[Dataset excerpt]
-*-
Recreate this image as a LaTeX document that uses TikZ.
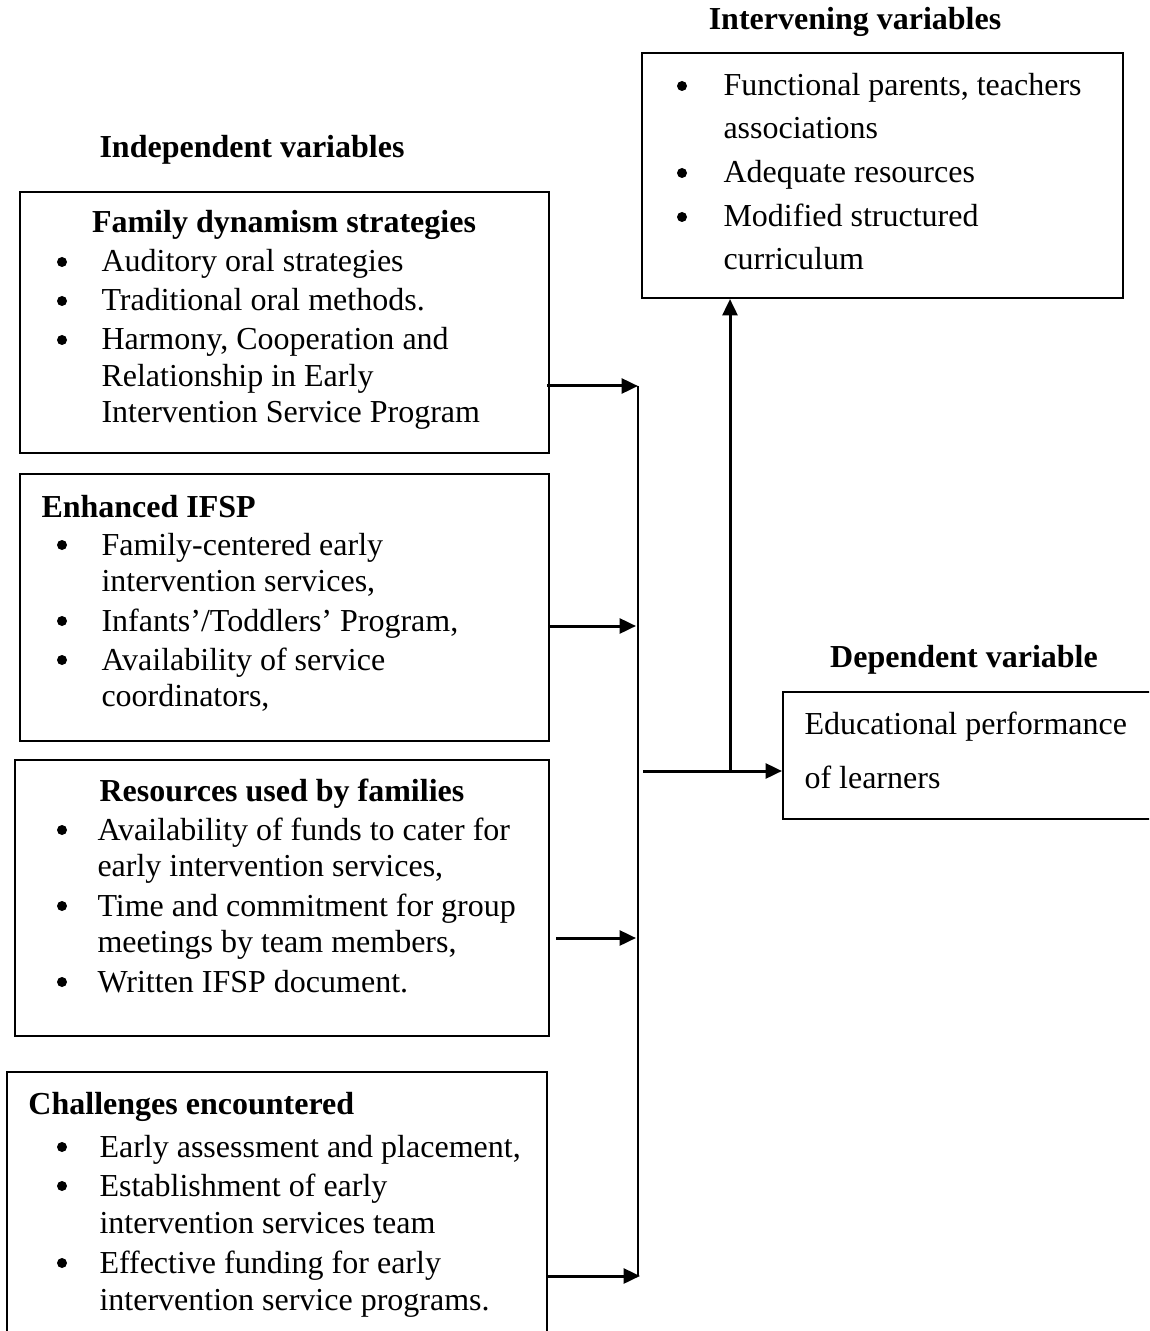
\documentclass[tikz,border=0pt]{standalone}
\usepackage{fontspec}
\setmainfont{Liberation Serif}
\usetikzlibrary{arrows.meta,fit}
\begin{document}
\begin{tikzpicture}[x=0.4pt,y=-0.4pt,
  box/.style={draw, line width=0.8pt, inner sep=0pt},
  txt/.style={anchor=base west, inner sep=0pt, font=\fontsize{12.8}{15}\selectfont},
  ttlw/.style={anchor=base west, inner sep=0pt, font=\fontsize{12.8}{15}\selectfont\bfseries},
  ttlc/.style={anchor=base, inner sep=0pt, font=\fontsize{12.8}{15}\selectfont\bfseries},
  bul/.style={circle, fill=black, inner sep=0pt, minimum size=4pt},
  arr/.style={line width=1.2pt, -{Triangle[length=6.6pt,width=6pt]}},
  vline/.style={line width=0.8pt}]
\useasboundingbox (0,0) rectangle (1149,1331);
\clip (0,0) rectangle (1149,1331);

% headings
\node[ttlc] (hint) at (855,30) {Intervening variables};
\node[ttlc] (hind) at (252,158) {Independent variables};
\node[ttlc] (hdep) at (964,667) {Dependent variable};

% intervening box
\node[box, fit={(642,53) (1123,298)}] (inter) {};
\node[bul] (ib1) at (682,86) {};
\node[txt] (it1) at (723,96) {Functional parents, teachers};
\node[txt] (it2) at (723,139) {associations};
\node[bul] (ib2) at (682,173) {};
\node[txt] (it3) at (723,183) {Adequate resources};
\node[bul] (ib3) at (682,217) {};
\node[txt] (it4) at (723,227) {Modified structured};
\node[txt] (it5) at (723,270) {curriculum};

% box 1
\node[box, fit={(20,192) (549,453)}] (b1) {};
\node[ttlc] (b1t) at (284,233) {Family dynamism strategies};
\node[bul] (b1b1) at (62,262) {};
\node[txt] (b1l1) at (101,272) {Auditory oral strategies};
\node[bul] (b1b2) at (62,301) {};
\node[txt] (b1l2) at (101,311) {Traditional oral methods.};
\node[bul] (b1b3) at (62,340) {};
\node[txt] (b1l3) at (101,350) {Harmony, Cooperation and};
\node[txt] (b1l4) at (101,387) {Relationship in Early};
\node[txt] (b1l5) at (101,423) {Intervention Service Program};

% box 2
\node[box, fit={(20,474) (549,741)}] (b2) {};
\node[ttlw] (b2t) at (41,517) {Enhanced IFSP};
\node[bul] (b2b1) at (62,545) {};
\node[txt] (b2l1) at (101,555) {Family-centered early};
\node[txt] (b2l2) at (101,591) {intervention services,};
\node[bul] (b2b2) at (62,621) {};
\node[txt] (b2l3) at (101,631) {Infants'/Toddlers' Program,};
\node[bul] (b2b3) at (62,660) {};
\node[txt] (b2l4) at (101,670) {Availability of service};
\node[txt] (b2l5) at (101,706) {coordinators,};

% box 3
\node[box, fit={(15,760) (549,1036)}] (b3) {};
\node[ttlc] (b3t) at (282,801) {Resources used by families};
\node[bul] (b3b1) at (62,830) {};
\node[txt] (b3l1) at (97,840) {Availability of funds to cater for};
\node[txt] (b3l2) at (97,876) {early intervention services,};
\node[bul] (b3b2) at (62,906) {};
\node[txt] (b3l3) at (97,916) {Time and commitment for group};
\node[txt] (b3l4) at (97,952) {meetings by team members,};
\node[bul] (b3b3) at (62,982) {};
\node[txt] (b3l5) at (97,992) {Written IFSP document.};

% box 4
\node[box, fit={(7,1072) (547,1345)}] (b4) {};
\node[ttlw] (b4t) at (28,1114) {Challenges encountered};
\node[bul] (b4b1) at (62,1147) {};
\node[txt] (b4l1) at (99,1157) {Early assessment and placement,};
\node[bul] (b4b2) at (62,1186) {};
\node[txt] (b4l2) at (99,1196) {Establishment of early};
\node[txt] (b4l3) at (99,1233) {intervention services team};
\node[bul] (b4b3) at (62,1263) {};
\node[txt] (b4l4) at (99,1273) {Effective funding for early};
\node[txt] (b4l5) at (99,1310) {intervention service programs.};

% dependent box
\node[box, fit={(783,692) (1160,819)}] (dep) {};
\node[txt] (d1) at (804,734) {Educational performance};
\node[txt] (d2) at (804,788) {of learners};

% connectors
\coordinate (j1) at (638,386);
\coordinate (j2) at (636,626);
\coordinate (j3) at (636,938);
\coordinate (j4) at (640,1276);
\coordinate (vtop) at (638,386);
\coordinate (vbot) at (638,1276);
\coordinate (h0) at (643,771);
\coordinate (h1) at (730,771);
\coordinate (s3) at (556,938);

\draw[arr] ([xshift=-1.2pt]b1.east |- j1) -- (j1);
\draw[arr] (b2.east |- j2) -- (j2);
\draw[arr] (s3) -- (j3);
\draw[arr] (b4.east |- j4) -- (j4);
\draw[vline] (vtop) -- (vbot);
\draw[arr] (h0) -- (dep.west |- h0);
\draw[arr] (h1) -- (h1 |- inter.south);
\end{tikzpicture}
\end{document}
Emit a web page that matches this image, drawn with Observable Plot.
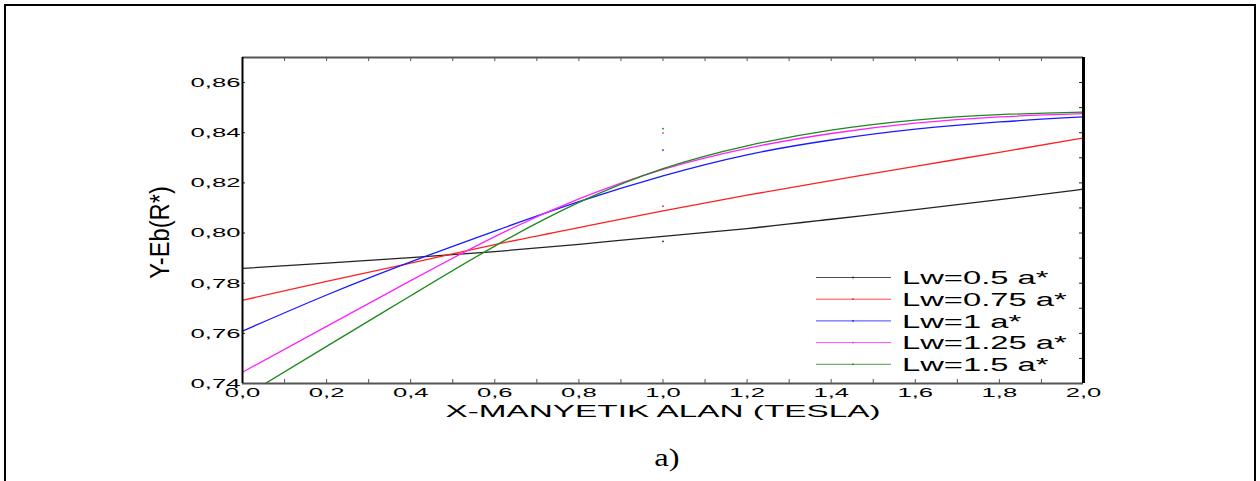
-*-
Exercise: Return each line exactly as written. Any picture gets left out.

In response:
Recreate this image as a LaTeX document that uses TikZ.
\documentclass[tikz,border=0pt]{standalone}
\usepackage{fontspec}
\setmainfont{Liberation Serif}
\usetikzlibrary{arrows.meta,fit}
\begin{document}
\begin{tikzpicture}[x=0.4pt,y=-0.4pt,
  box/.style={draw, line width=0.8pt, inner sep=0pt},
  txt/.style={anchor=base west, inner sep=0pt, font=\fontsize{12.8}{15}\selectfont},
  ttlw/.style={anchor=base west, inner sep=0pt, font=\fontsize{12.8}{15}\selectfont\bfseries},
  ttlc/.style={anchor=base, inner sep=0pt, font=\fontsize{12.8}{15}\selectfont\bfseries},
  bul/.style={circle, fill=black, inner sep=0pt, minimum size=4pt},
  arr/.style={line width=1.2pt, -{Triangle[length=6.6pt,width=6pt]}},
  vline/.style={line width=0.8pt}]
\useasboundingbox (0,0) rectangle (1149,1331);
\clip (0,0) rectangle (1149,1331);

% headings
\node[ttlc] (hint) at (855,30) {Intervening variables};
\node[ttlc] (hind) at (252,158) {Independent variables};
\node[ttlc] (hdep) at (964,667) {Dependent variable};

% intervening box
\node[box, fit={(642,53) (1123,298)}] (inter) {};
\node[bul] (ib1) at (682,86) {};
\node[txt] (it1) at (723,96) {Functional parents, teachers};
\node[txt] (it2) at (723,139) {associations};
\node[bul] (ib2) at (682,173) {};
\node[txt] (it3) at (723,183) {Adequate resources};
\node[bul] (ib3) at (682,217) {};
\node[txt] (it4) at (723,227) {Modified structured};
\node[txt] (it5) at (723,270) {curriculum};

% box 1
\node[box, fit={(20,192) (549,453)}] (b1) {};
\node[ttlc] (b1t) at (284,233) {Family dynamism strategies};
\node[bul] (b1b1) at (62,262) {};
\node[txt] (b1l1) at (101,272) {Auditory oral strategies};
\node[bul] (b1b2) at (62,301) {};
\node[txt] (b1l2) at (101,311) {Traditional oral methods.};
\node[bul] (b1b3) at (62,340) {};
\node[txt] (b1l3) at (101,350) {Harmony, Cooperation and};
\node[txt] (b1l4) at (101,387) {Relationship in Early};
\node[txt] (b1l5) at (101,423) {Intervention Service Program};

% box 2
\node[box, fit={(20,474) (549,741)}] (b2) {};
\node[ttlw] (b2t) at (41,517) {Enhanced IFSP};
\node[bul] (b2b1) at (62,545) {};
\node[txt] (b2l1) at (101,555) {Family-centered early};
\node[txt] (b2l2) at (101,591) {intervention services,};
\node[bul] (b2b2) at (62,621) {};
\node[txt] (b2l3) at (101,631) {Infants'/Toddlers' Program,};
\node[bul] (b2b3) at (62,660) {};
\node[txt] (b2l4) at (101,670) {Availability of service};
\node[txt] (b2l5) at (101,706) {coordinators,};

% box 3
\node[box, fit={(15,760) (549,1036)}] (b3) {};
\node[ttlc] (b3t) at (282,801) {Resources used by families};
\node[bul] (b3b1) at (62,830) {};
\node[txt] (b3l1) at (97,840) {Availability of funds to cater for};
\node[txt] (b3l2) at (97,876) {early intervention services,};
\node[bul] (b3b2) at (62,906) {};
\node[txt] (b3l3) at (97,916) {Time and commitment for group};
\node[txt] (b3l4) at (97,952) {meetings by team members,};
\node[bul] (b3b3) at (62,982) {};
\node[txt] (b3l5) at (97,992) {Written IFSP document.};

% box 4
\node[box, fit={(7,1072) (547,1345)}] (b4) {};
\node[ttlw] (b4t) at (28,1114) {Challenges encountered};
\node[bul] (b4b1) at (62,1147) {};
\node[txt] (b4l1) at (99,1157) {Early assessment and placement,};
\node[bul] (b4b2) at (62,1186) {};
\node[txt] (b4l2) at (99,1196) {Establishment of early};
\node[txt] (b4l3) at (99,1233) {intervention services team};
\node[bul] (b4b3) at (62,1263) {};
\node[txt] (b4l4) at (99,1273) {Effective funding for early};
\node[txt] (b4l5) at (99,1310) {intervention service programs.};

% dependent box
\node[box, fit={(783,692) (1160,819)}] (dep) {};
\node[txt] (d1) at (804,734) {Educational performance};
\node[txt] (d2) at (804,788) {of learners};

% connectors
\coordinate (j1) at (638,386);
\coordinate (j2) at (636,626);
\coordinate (j3) at (636,938);
\coordinate (j4) at (640,1276);
\coordinate (vtop) at (638,386);
\coordinate (vbot) at (638,1276);
\coordinate (h0) at (643,771);
\coordinate (h1) at (730,771);
\coordinate (s3) at (556,938);

\draw[arr] ([xshift=-1.2pt]b1.east |- j1) -- (j1);
\draw[arr] (b2.east |- j2) -- (j2);
\draw[arr] (s3) -- (j3);
\draw[arr] (b4.east |- j4) -- (j4);
\draw[vline] (vtop) -- (vbot);
\draw[arr] (h0) -- (dep.west |- h0);
\draw[arr] (h1) -- (h1 |- inter.south);
\end{tikzpicture}
\end{document}
Emit a web page that matches this image, drawn with Observable Plot.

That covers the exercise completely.